Today I blogged about The Grapes of Wrath. Then I went to Moe's bookstore and picked up a copy of Norman Davies' No Simple victory. It's another World War II book but has a different take emphasizing the role of the USSR in winning the damn thing and...well, if you're really interested I suppose you can look it up. From the bookstore I went across the street to Peets and had a coffee while working on the crossword puzzle. Then I walked home and watched Strangers on a Train. I did a little house cleaning, read, took a nap checked out the NCAA men's basketball title game then sat around feeling worthless. (Doesn't sound like that bad a day now that I've written about it.)

It's Spring Break so I've got no sub jobs. This is the first spring break in 20 years that I haven't been a full time classroom teacher. I'm happy being a student and a sub and not having the mind crushing worries, but I'm still adjusting too.
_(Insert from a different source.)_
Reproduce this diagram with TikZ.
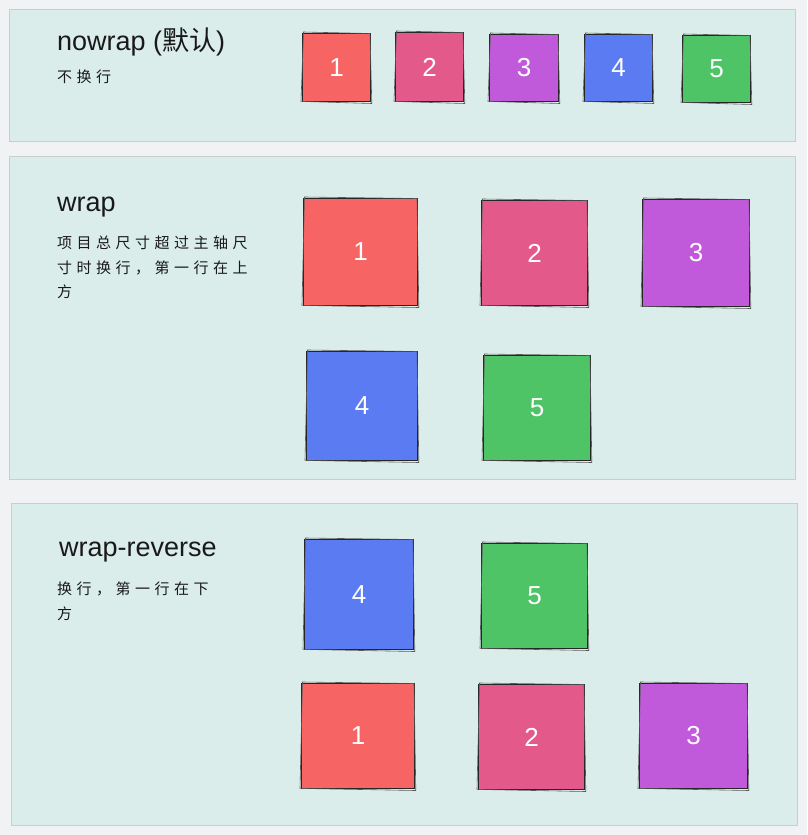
\documentclass[tikz,border=0pt]{standalone}
\usepackage{fontspec}
\setmainfont{Liberation Sans}
\newfontfamily\cjk{Noto Sans CJK SC}
\newfontfamily\cjknote[LetterSpace=30]{Noto Sans CJK SC}
\definecolor{pagebg}{HTML}{F1F2F4}
\definecolor{panelbg}{HTML}{DAEDEA}
\definecolor{panelline}{HTML}{C9CDCD}
\definecolor{flexred}{HTML}{F76464}
\definecolor{flexpink}{HTML}{E35A8A}
\definecolor{flexpurple}{HTML}{C05ADB}
\definecolor{flexblue}{HTML}{5A7BF2}
\definecolor{flexgreen}{HTML}{4EC466}
% second, slightly shaky stroke round a box
\newcommand\sketchbox[1]{%
  \draw[black!65, line width=0.6pt] ([shift={(1.5,-1)}]#1.north west) -- ([shift={(-1,0.5)}]#1.north east)
    -- ([shift={(0.8,1.5)}]#1.south east) -- ([shift={(-1,-0.6)}]#1.south west) -- cycle;}

\begin{document}
\begin{tikzpicture}[x=1pt, y=-1pt,
	panel/.style={draw=panelline, fill=panelbg, line width=0.8pt, anchor=north west, inner sep=0pt},
	item/.style={draw=black!85, line width=1pt, text=white, anchor=north west, inner sep=0pt, font=\fontsize{26}{26}\selectfont},
	title/.style={anchor=base west, inner sep=0pt, text=black!90, font=\fontsize{27}{30}\selectfont},
	note/.style={anchor=north west, inner sep=0pt, align=left, text=black!90, font=\cjknote\fontsize{15}{24.5}\selectfont}]
	\fill[pagebg] (0,0) rectangle (807,835);
	% the three panels
	\node[panel, minimum width=786pt, minimum height=132pt] (pnowrap) at (9,9) {};
	\node[panel, minimum width=786pt, minimum height=323pt] (pwrap) at (9,156) {};
	\node[panel, minimum width=786pt, minimum height=322pt] (preverse) at (11,503) {};
	% titles and notes
	\node[title] (tnowrap) at (57,50) {nowrap ({\cjk 默认})};
	\node[note] (dnowrap) at (57,70) {不换行};
	\node[title] (twrap) at (57,211) {wrap};
	\node[note] (dwrap) at (57,236) {项目总尺寸超过主轴尺\\寸时换行，第一行在上\\方};
	\node[title] (treverse) at (59,556) {wrap-reverse};
	\node[note] (dreverse) at (57,582) {换行，第一行在下\\方};
	% flex items
	\foreach \n/\lab/\x/\y/\w/\h/\c in {nw1/1/302/33/68/68/flexred, nw2/2/395/32/68/69/flexpink, nw3/3/489/34/69/67/flexpurple, nw4/4/584/34/68/67/flexblue, nw5/5/682/35/68/67/flexgreen,
		wr1/1/303/198/114/107/flexred, wr2/2/481/200/106/105/flexpink, wr3/3/642/199/107/107/flexpurple, wr4/4/306/351/111/109/flexblue, wr5/5/483/355/107/105/flexgreen,
		rv4/4/304/539/109/110/flexblue, rv5/5/481/543/106/105/flexgreen, rv1/1/301/683/113/105/flexred, rv2/2/478/684/106/105/flexpink, rv3/3/639/683/108/105/flexpurple} {
		\node[item, fill=\c, minimum width=\w pt, minimum height=\h pt] (\n) at (\x,\y) {\lab};
		\sketchbox{\n}
	}
\end{tikzpicture}
\end{document}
It's a process.

So for whatever reason these past few days have been a good opportunity to feel sorry for myself which is silly because I get a week off from being a lousy substitute teacher. What the hell can be better than that?
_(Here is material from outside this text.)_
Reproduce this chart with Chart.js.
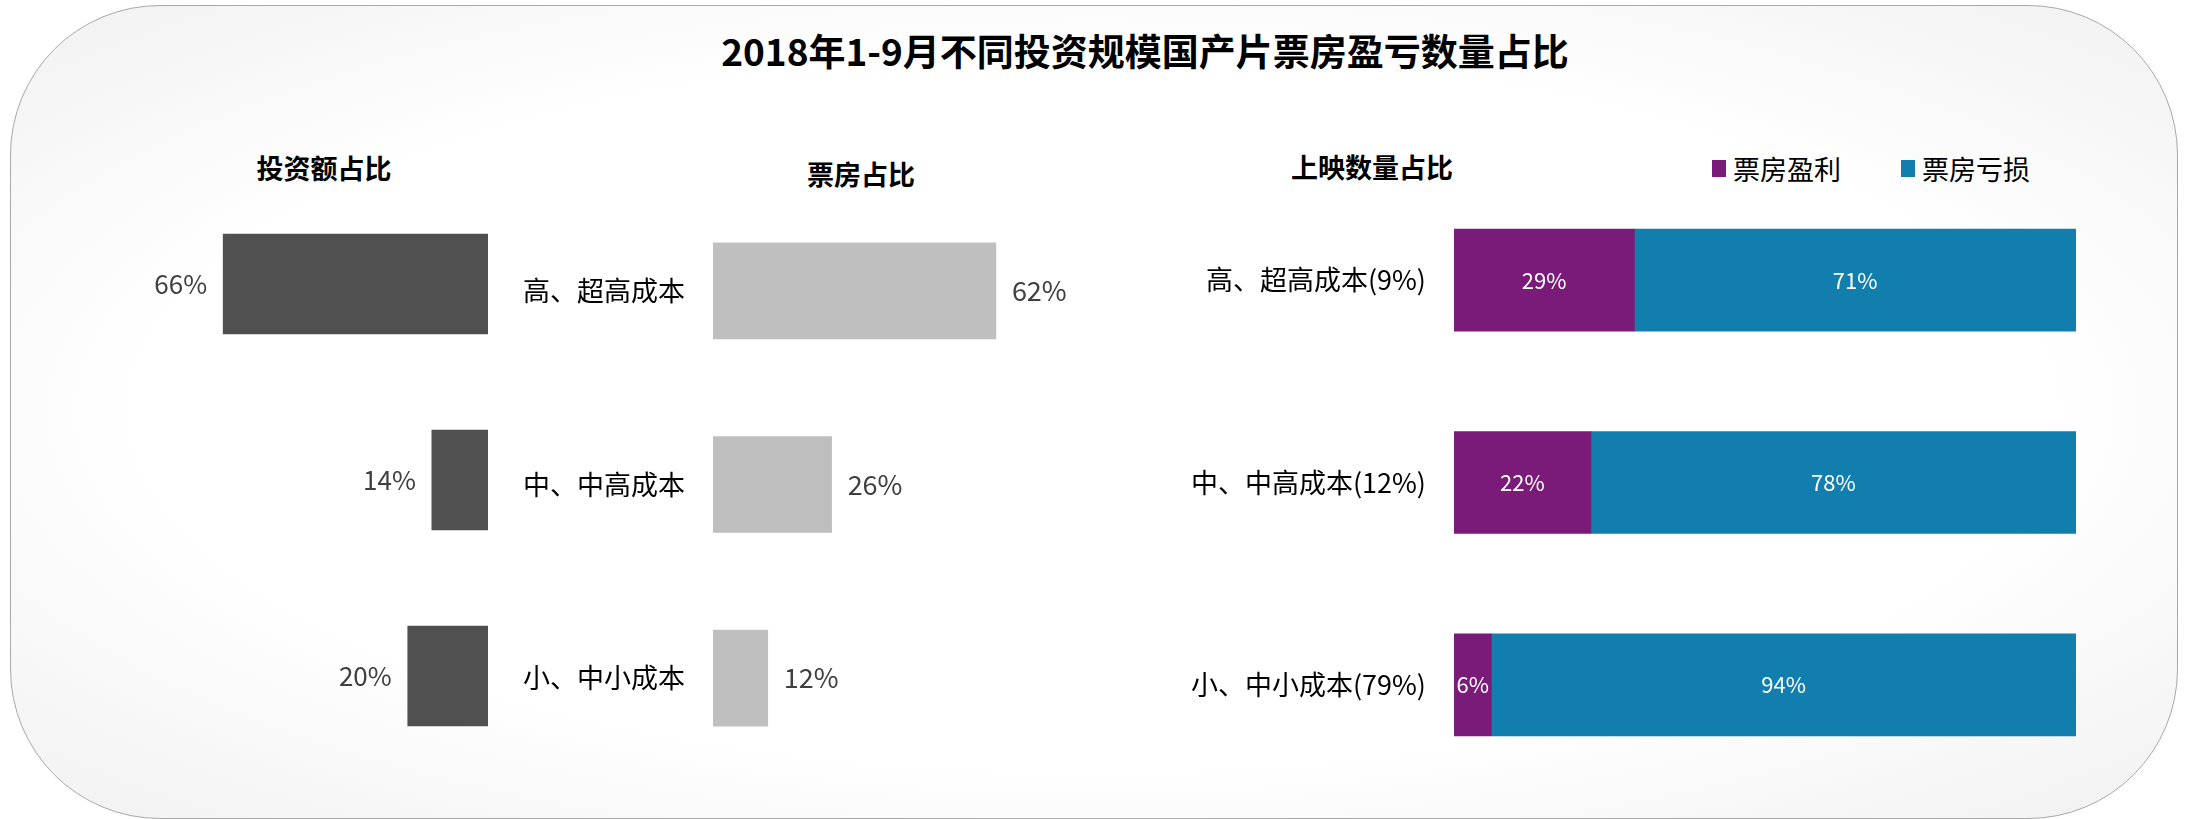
<!DOCTYPE html>
<html>
<head>
<meta charset="utf-8">
<title>2018年1-9月不同投资规模国产片票房盈亏数量占比</title>
<script src="https://cdn.jsdelivr.net/npm/chart.js@4.4.0/dist/chart.umd.min.js"></script>
<style>
  html, body { margin: 0; padding: 0; background: #fff; }
  body {
    width: 2188px; height: 819px; position: relative; overflow: hidden;
    font-family: "Noto Sans CJK SC", "Noto Sans", sans-serif;
  }
  #frame {
    position: absolute; left: 10px; top: 5px; width: 2168px; height: 814px;
    box-sizing: border-box; border: 1px solid #a8a8a8; border-radius: 150px;
    background: radial-gradient(ellipse at 50% 50%, #ffffff 62%, #f1f1f1 100%);
  }
  .title {
    position: absolute; left: 0; top: 32px; width: 2290px; text-align: center;
    font-size: 37px; line-height: 37px; font-weight: bold; color: #000;
  }
  .sub {
    position: absolute; font-size: 27px; line-height: 27px; font-weight: bold;
    color: #000; transform: translateX(-50%); white-space: nowrap;
  }
  .chart { position: absolute; }
  #legend { position: absolute; left: 1712px; top: 155px; display: flex; font-size: 27px; line-height: 27px; color: #000; }
  #legend .item { display: flex; align-items: center; margin-right: 60px; }
  #legend .sw { width: 14px; height: 17px; margin-right: 7px; }
</style>
</head>
<body>
<div id="frame"></div>
<div class="title">2018年1-9月不同投资规模国产片票房盈亏数量占比</div>
<div class="sub" style="left:324px; top:154px;">投资额占比</div>
<div class="sub" style="left:861px; top:160px;">票房占比</div>
<div class="sub" style="left:1372px; top:153px;">上映数量占比</div>
<div id="legend"></div>

<div class="chart" style="left:130px; top:160px; width:380px; height:640px;"><canvas id="investChart"></canvas></div>
<div class="chart" style="left:500px; top:160px; width:620px; height:640px;"><canvas id="boxChart"></canvas></div>
<div class="chart" style="left:1150px; top:150px; width:960px; height:660px;"><canvas id="releaseChart"></canvas></div>

<script>
// categories and values
const categories = ['高、超高成本', '中、中高成本', '小、中小成本'];
const investShare = [66, 14, 20];      // 投资额占比 (%)
const boxOfficeShare = [62, 26, 12];   // 票房占比 (%)
const releaseLabels = ['高、超高成本(9%)', '中、中高成本(12%)', '小、中小成本(79%)'];
const profitShare = [29, 22, 6];       // 票房盈利 (%)
const lossShare = [71, 78, 94];        // 票房亏损 (%)
const seriesNames = ['票房盈利', '票房亏损'];
const seriesColors = ['#7a1b79', '#127ead'];

const FONT = '"Noto Sans CJK SC", "Noto Sans", sans-serif';

// draws the "xx%" labels next to or inside the bars
const valueLabels = {
  id: 'valueLabels',
  afterDatasetsDraw(chart, args, opts) {
    const ctx = chart.ctx;
    ctx.save();
    ctx.font = opts.size + 'px ' + FONT;
    ctx.fillStyle = opts.color;
    ctx.textBaseline = 'middle';
    chart.data.datasets.forEach((ds, i) => {
      chart.getDatasetMeta(i).data.forEach((bar, j) => {
        const text = ds.data[j] + '%';
        if (opts.mode === 'left') {
          ctx.textAlign = 'right';
          ctx.fillText(text, bar.x - opts.offset, bar.y);
        } else if (opts.mode === 'right') {
          ctx.textAlign = 'left';
          ctx.fillText(text, bar.x + opts.offset, bar.y);
        } else {
          ctx.textAlign = 'center';
          ctx.fillText(text, (bar.x + bar.base) / 2, bar.y);
        }
      });
    });
    ctx.restore();
  }
};

Chart.defaults.font.family = FONT;
Chart.defaults.animation = false;

function baseOptions() {
  return {
    indexAxis: 'y',
    responsive: true,
    maintainAspectRatio: false,
    plugins: { legend: { display: false }, tooltip: { enabled: false } }
  };
}

// fixed-width label axis, no extra padding for the first/last label
function labelAxis(width) {
  return {
    grid: { display: false }, border: { display: false },
    ticks: { color: '#000', font: { size: 27 }, padding: 20 },
    afterFit(axis) {
      axis.width = width;
      axis.paddingTop = 0;
      axis.paddingBottom = 0;
    }
  };
}

// 投资额占比 - bars grow to the left
const investOpts = baseOptions();
investOpts.layout = { padding: { left: 37, right: 22, top: 26, bottom: 26 } };
investOpts.scales = {
  x: { display: false, reverse: true, min: 0, max: 80 },
  y: { display: false }
};
investOpts.plugins.valueLabels = { mode: 'left', offset: 16, size: 26, color: '#404040' };
new Chart(document.getElementById('investChart'), {
  type: 'bar',
  data: {
    labels: categories,
    datasets: [{ data: investShare, backgroundColor: '#505050', barThickness: 100 }]
  },
  options: investOpts,
  plugins: [valueLabels]
});

// 票房占比 - category names on its left axis
const boxOpts = baseOptions();
boxOpts.layout = { padding: { left: 0, right: 42, top: 34, bottom: 25 } };
boxOpts.scales = {
  x: { display: false, min: 0, max: 80 },
  y: labelAxis(213)
};
boxOpts.plugins.valueLabels = { mode: 'right', offset: 16, size: 27, color: '#404040' };
new Chart(document.getElementById('boxChart'), {
  type: 'bar',
  data: {
    labels: categories,
    datasets: [{ data: boxOfficeShare, backgroundColor: '#bfbfbf', barThickness: 96 }]
  },
  options: boxOpts,
  plugins: [valueLabels]
});

// 上映数量占比 - 100% stacked
const relOpts = baseOptions();
relOpts.layout = { padding: { left: 0, right: 34, top: 29, bottom: 24 } };
const relY = labelAxis(304);
relY.stacked = true;
relOpts.scales = {
  x: { display: false, stacked: true, min: 0, max: 100 },
  y: relY
};
relOpts.plugins.valueLabels = { mode: 'inside', size: 22, color: '#ffffff' };
new Chart(document.getElementById('releaseChart'), {
  type: 'bar',
  data: {
    labels: releaseLabels,
    datasets: [
      { label: seriesNames[0], data: profitShare, backgroundColor: seriesColors[0], barThickness: 102 },
      { label: seriesNames[1], data: lossShare, backgroundColor: seriesColors[1], barThickness: 102 }
    ]
  },
  options: relOpts,
  plugins: [valueLabels]
});

// legend for the stacked chart
const legend = document.getElementById('legend');
seriesNames.forEach((name, i) => {
  const item = document.createElement('div');
  item.className = 'item';
  item.innerHTML = '<span class="sw" style="background:' + seriesColors[i] + '"></span><span>' + name + '</span>';
  legend.appendChild(item);
});
</script>
</body>
</html>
We all run up against times like this. A malaise. It's so damn easy to focus on what's wrong, what hurts, what we've failed at, what possible trials await us. Sometimes things come together in a good way and you feel great. Sometimes its the opposite. Thank God I can sit at this computer and peck away about my "feelings". Having a creative outlet is a damn life saver. Plus it helps knowing that I'm going to publish this so its got to make sense for other people. I think there's a point at which a blogger has to take him or herself seriously and realize there are folks out there who read your ravings so you might as well try to make a useful point or two. I mean, sure, ultimately you write for yourself but with an awareness of readers both real and imagined. That's one reason I focus on films, it keeps me from being too damn self indulgent (You mean, like you're being now? Exactly!). Plus I love movies to death.
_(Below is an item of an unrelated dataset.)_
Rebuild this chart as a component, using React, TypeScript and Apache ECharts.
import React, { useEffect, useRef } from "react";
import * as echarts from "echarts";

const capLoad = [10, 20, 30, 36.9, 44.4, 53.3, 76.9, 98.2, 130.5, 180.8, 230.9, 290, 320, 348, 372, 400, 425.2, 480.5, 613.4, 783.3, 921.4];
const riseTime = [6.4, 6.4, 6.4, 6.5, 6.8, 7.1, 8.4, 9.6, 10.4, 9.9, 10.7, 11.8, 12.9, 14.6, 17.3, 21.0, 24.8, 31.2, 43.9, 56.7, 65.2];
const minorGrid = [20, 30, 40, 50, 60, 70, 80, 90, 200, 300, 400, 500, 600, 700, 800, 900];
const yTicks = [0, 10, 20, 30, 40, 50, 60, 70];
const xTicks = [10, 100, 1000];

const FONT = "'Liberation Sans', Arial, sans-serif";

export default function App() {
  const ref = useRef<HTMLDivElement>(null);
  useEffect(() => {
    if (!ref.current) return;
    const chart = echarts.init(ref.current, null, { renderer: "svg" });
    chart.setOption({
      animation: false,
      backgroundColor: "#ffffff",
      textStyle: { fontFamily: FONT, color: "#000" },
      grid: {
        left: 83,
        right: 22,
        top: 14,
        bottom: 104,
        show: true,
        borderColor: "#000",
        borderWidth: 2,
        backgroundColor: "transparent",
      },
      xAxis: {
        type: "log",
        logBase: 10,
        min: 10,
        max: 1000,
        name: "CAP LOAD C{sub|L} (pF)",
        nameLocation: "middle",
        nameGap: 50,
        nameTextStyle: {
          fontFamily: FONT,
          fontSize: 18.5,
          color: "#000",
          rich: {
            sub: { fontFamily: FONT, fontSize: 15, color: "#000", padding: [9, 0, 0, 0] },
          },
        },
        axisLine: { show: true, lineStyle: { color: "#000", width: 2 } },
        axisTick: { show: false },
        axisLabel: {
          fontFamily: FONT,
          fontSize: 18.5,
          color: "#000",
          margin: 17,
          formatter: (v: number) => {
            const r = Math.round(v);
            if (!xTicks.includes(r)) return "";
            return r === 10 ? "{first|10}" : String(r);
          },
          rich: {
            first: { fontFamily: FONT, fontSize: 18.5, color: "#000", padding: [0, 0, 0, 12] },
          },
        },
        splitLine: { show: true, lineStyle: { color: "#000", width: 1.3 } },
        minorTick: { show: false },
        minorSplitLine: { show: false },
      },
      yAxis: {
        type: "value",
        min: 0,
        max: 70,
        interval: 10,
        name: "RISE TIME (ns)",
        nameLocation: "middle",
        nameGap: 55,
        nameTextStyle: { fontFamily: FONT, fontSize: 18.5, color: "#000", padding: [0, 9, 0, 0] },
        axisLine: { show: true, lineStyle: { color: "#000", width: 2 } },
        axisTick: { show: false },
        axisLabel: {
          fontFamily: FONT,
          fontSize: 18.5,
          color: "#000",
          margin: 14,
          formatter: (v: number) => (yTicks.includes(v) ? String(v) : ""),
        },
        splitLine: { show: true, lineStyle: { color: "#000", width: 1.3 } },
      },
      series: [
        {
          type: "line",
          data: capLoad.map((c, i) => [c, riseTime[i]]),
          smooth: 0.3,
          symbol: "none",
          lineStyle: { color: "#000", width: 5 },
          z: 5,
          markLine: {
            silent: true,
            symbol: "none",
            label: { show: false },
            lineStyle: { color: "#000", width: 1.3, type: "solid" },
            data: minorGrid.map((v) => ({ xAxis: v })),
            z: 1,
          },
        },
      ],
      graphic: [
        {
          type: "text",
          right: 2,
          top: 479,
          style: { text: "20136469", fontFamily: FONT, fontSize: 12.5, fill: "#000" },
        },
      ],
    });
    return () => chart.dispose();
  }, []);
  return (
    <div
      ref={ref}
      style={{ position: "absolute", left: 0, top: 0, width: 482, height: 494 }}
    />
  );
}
You know what, people respond to? Honesty. They may not always, always like it, but they respect it. That's all we can ask from each other: the truth from our perspective. And its a damn hard thing to do. It makes us vulnerable. It's easier to fit in and say what we know people like to hear. Look at how many false fronts we put up in the course of our lives. Sure, sometimes for good reason, sometimes to protect other people's feelings. You can't walk around saying "your hair looks like crap that way." Or "my god that's a hideous dress." But a lot of time we're playing roles. It's really a matter of degrees, I suppose. Too often we lean towards not ruffling feathers or trying to make ourselves appear to be something we are not.

So anyway I guess I feel better for having written. Plus I've got Sinatra playing and that always helps. I find it nigh on (is that right, "nigh on"? I could look it up I suppose, but not right now, I'll just go with nigh on) impossible to feel gloomy when you've got a collection of Sinatra CDs at your disposable. Or Marx Brothers DVDs. I've got a bunch of them. I've got all of Preston Sturges' best films. A solid collection of Hitchcock. A lot of classic comedies and gangster films from the 1930s plus the newest version of the Godfather collection. Oh sure I've got a wonderful family too and friends and my health and an scheduled "invasive procedure" that will hopefully confirm my robust health.
I also get to do this. Write.

May I take a moment for a few shout outs (it's your friggin blog, do what you want). Hello Kathryn, Megan, Miranda, Kevin, Phil, Paul, Robert, Sirpa, both nieces and both nephews, and my newest cyberfriend Kate of Silents & Talkies who, like an older cyber chum, R.D., has posted so many kind comments, she's aces.

So folks, I ask you, ain't life grand?

(By the way that's Ann Dvorak pictured above. If I had been around in the 1930's I'd have married that dame. The fact that we can watch movies with her in them today is another reason to be really, really happy.)